**WORK REQUIRED**.
Leaving the pictures aside, transcribe every line below exactly.

**RECORDED DATA**.
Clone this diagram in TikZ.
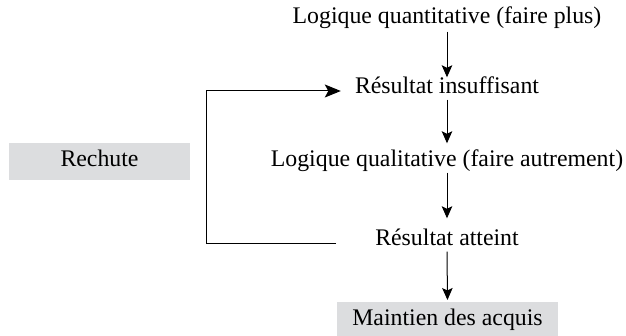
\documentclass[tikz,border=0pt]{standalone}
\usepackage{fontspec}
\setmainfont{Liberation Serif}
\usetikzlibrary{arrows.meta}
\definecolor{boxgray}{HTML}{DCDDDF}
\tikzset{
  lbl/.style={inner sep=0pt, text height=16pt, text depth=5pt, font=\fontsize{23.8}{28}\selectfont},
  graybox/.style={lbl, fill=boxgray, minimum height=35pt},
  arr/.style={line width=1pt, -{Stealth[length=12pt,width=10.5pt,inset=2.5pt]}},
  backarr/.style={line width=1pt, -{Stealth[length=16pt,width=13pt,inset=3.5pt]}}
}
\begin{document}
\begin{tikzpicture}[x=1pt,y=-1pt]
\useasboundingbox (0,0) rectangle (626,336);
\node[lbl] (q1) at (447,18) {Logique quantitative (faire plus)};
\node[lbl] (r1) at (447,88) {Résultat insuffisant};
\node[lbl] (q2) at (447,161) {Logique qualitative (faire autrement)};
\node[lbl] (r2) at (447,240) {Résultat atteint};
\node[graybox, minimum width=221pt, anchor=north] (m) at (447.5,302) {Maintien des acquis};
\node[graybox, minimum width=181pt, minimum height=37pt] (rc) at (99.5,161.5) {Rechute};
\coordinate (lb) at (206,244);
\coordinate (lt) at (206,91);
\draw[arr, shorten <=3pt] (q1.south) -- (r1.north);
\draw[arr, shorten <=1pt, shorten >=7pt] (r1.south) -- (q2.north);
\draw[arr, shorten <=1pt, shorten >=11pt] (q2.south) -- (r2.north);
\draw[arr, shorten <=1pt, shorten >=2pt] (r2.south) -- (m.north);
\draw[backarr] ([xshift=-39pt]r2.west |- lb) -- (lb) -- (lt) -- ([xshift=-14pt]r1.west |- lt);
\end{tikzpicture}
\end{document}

**RESULT**.
Clone this diagram in TikZ.
\documentclass[tikz,border=0pt]{standalone}
\usepackage{fontspec}
\setmainfont{Liberation Serif}
\usetikzlibrary{arrows.meta}
\definecolor{boxgray}{HTML}{DCDDDF}
\tikzset{
  lbl/.style={inner sep=0pt, text height=16pt, text depth=5pt, font=\fontsize{23.8}{28}\selectfont},
  graybox/.style={lbl, fill=boxgray, minimum height=35pt},
  arr/.style={line width=1pt, -{Stealth[length=12pt,width=10.5pt,inset=2.5pt]}},
  backarr/.style={line width=1pt, -{Stealth[length=16pt,width=13pt,inset=3.5pt]}}
}
\begin{document}
\begin{tikzpicture}[x=1pt,y=-1pt]
\useasboundingbox (0,0) rectangle (626,336);
\node[lbl] (q1) at (447,18) {Logique quantitative (faire plus)};
\node[lbl] (r1) at (447,88) {Résultat insuffisant};
\node[lbl] (q2) at (447,161) {Logique qualitative (faire autrement)};
\node[lbl] (r2) at (447,240) {Résultat atteint};
\node[graybox, minimum width=221pt, anchor=north] (m) at (447.5,302) {Maintien des acquis};
\node[graybox, minimum width=181pt, minimum height=37pt] (rc) at (99.5,161.5) {Rechute};
\coordinate (lb) at (206,244);
\coordinate (lt) at (206,91);
\draw[arr, shorten <=3pt] (q1.south) -- (r1.north);
\draw[arr, shorten <=1pt, shorten >=7pt] (r1.south) -- (q2.north);
\draw[arr, shorten <=1pt, shorten >=11pt] (q2.south) -- (r2.north);
\draw[arr, shorten <=1pt, shorten >=2pt] (r2.south) -- (m.north);
\draw[backarr] ([xshift=-39pt]r2.west |- lb) -- (lb) -- (lt) -- ([xshift=-14pt]r1.west |- lt);
\end{tikzpicture}
\end{document}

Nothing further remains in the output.